Organizations are confronting their exclusionary pasts
The connections between environmentalism and xenophobia in the U.S. are long and deep. In recent years, some prominent groups, including the Sierra Club, have begun to publicly confront their own exclusionary history.
"We're not just going to pretend that the problem's not happening. We're actively going to do the responsible thing and begin to address it," said Hop Hopkins, the Sierra Club's director of organizational transformation.
The organization went through its own transformation. In the 20th century, the group embraced racist ideas that overpopulation was the root of environmental harm.
In fact, in 1998 and again in 2004, anti-immigrant factions tried to stage a hostile takeover of the Sierra Club's national board. They failed, but the organization learned a lesson from those experiences — you can't just ignore these ideas or wish them away.

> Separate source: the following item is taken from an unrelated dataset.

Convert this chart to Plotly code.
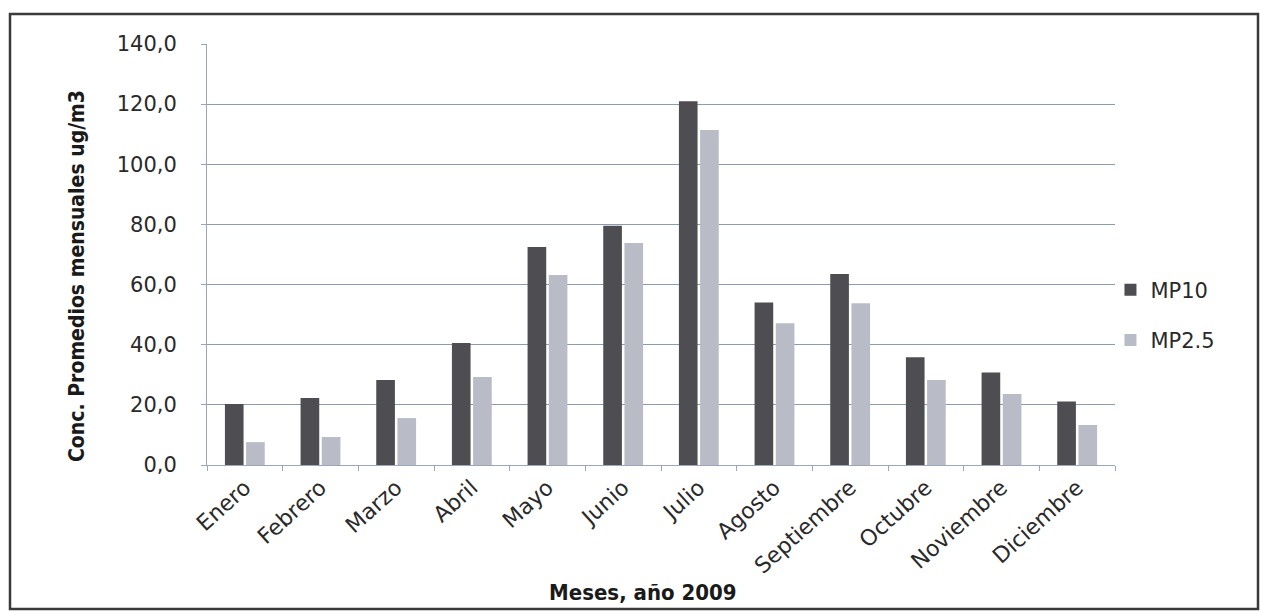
import plotly.graph_objects as go

meses = ["Enero", "Febrero", "Marzo", "Abril", "Mayo", "Junio", "Julio",
         "Agosto", "Septiembre", "Octubre", "Noviembre", "Diciembre"]
mp10 = [20.3, 22.3, 28.3, 40.6, 72.5, 79.6, 121.0, 54.0, 63.5, 35.8, 30.8, 21.1]
mp25 = [7.6, 9.3, 15.6, 29.3, 63.2, 73.8, 111.4, 47.1, 53.8, 28.3, 23.6, 13.3]
y_ticks = [0, 20, 40, 60, 80, 100, 120, 140]
y_tick_text = ["0,0", "20,0", "40,0", "60,0", "80,0", "100,0", "120,0", "140,0"]

font_main = "DejaVu Sans, Open Sans, sans-serif"
font_cond = "DejaVu Sans Condensed, Liberation Sans Narrow, Roboto, sans-serif"

fig = go.Figure()
fig.add_trace(go.Bar(x=meses, y=mp10, name="MP10", legendgroup="a",
                     marker=dict(color="#4d4d52", line=dict(width=0))))
fig.add_trace(go.Bar(x=meses, y=mp25, name="MP2.5", legendgroup="b",
                     marker=dict(color="#b9bcc7", line=dict(width=0))))

fig.update_layout(
    width=1263, height=611,
    margin=dict(l=207, r=148, t=44, b=146),
    paper_bgcolor="white", plot_bgcolor="white",
    barmode="group", bargap=0.44, bargroupgap=0.12,
    showlegend=True,
    legend=dict(x=0.995, y=0.356, xanchor="left", yanchor="middle",
                font=dict(family=font_main, size=21, color="#2a2a2a"),
                itemsizing="constant", tracegroupgap=20,
                traceorder="grouped",
                bgcolor="rgba(0,0,0,0)"),
    font=dict(family=font_main, color="#2a2a2a"),
)
fig.update_yaxes(
    range=[0, 140], tickvals=y_ticks, ticktext=y_tick_text,
    tickfont=dict(family=font_main, size=21, color="#2a2a2a"),
    ticklabelstandoff=20,
    showgrid=True, gridcolor="#8b9bb3", gridwidth=1.3,
    showline=True, linecolor="#9aa6bb", linewidth=1,
    ticks="outside", ticklen=5, tickcolor="#9aa6bb",
    zeroline=False,
)
fig.update_xaxes(
    tickangle=-42,
    tickfont=dict(family=font_main, size=22, color="#2a2a2a"),
    showline=True, linecolor="#9aa6bb", linewidth=1.3,
    ticks="outside", tickson="boundaries", ticklen=5, tickcolor="#9aa6bb",
)
# axis titles placed as annotations (pixel positions converted to paper coords)
fig.add_annotation(text="<b>Conc. Promedios mensuales ug/m3</b>",
                   xref="paper", yref="paper",
                   x=(77 - 207) / 908, y=(465 - 276) / 421,
                   xanchor="center", yanchor="middle",
                   textangle=-90, showarrow=False,
                   font=dict(family=font_cond, size=21, color="#1a1a1a"))
fig.add_annotation(text="<b>Meses, año 2009</b>",
                   xref="paper", yref="paper",
                   x=(643 - 207) / 908, y=(465 - 592) / 421,
                   xanchor="center", yanchor="middle",
                   showarrow=False,
                   font=dict(family=font_cond, size=22, color="#1a1a1a"))
fig.add_shape(type="rect", xref="paper", yref="paper",
              x0=(10 - 207) / 908, x1=(1258 - 207) / 908,
              y0=(465 - 609) / 421, y1=(465 - 14) / 421,
              line=dict(color="#3a3a3a", width=2.5), layer="below")

fig.write_html("out.html")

"We need to be educating our base about these dystopian ideas and the scapegoating that's being put upon Black, indigenous and people of color and working-class communities, such that they're able to identify these messages that may sound like they're environmental, but we need to be able to discern that they're actually very racist," Hopkins said.
It's common to come across people who say they believe in the environmental movement and the racial justice movement, but don't believe the movements have anything to do with each other. That disbelief is why Hopkins said he does the work he does.

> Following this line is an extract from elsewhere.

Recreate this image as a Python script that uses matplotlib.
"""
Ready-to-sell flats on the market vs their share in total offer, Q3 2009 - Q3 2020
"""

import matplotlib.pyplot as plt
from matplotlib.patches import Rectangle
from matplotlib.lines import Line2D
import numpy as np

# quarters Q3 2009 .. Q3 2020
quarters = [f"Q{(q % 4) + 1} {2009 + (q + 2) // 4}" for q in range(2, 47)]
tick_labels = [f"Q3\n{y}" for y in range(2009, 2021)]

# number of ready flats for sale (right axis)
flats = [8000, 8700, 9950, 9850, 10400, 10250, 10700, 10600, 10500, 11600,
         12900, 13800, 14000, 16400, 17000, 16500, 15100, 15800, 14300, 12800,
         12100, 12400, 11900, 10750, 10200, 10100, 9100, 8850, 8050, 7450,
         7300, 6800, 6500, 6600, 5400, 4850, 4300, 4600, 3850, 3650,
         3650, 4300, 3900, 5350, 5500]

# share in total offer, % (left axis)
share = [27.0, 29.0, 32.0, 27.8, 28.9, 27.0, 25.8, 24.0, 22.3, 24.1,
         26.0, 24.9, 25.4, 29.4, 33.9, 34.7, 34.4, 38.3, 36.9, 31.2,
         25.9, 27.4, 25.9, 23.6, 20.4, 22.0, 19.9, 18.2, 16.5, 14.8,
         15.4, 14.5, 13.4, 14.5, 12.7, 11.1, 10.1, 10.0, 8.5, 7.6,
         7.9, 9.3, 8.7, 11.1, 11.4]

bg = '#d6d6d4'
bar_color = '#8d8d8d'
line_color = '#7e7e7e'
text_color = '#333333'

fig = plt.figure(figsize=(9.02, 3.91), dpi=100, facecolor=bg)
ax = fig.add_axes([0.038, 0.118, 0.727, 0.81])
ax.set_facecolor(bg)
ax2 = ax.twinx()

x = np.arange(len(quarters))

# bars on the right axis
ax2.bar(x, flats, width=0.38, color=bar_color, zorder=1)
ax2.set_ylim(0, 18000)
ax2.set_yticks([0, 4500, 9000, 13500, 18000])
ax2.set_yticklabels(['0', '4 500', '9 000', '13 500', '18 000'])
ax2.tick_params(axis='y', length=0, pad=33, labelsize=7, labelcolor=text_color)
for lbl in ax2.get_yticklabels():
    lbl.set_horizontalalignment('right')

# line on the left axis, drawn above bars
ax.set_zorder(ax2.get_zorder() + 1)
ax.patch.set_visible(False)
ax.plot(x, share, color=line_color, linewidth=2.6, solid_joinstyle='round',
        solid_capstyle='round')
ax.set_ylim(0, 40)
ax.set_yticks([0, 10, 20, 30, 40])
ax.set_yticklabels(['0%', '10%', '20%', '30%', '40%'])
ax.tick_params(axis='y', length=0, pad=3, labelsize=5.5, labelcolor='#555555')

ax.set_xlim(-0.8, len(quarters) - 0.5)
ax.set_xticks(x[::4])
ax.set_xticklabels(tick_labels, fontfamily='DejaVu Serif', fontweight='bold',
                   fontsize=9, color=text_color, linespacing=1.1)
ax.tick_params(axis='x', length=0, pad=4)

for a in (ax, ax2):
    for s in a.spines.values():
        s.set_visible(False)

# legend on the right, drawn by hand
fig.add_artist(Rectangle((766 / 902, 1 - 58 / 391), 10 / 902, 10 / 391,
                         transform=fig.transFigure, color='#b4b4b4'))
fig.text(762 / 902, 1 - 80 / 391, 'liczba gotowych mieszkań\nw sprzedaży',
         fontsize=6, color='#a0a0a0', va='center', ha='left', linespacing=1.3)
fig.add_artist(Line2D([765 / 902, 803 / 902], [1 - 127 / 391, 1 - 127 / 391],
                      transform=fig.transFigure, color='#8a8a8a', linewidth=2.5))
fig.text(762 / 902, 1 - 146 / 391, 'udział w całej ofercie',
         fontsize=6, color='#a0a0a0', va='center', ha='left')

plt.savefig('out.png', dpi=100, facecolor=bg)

That work goes beyond identifying the racism and bigotry in the environmental movement. It also means articulating a vision that can compete with eco-fascism. Because as climate change increases, more people will go looking for some narrative to address their fears of collapse, says Professor Emerita Betsy Hartmann of Hampshire College.
"If you have this apocalyptic doomsday view of climate change, the far-right can use that doomsday view to its own strategic advantage," Hartmann said.
In that way, the threat of eco-fascism has something in common with climate change itself.
The problem is visible now – and there is time to address it, but the longer people wait, the harder it's going to be.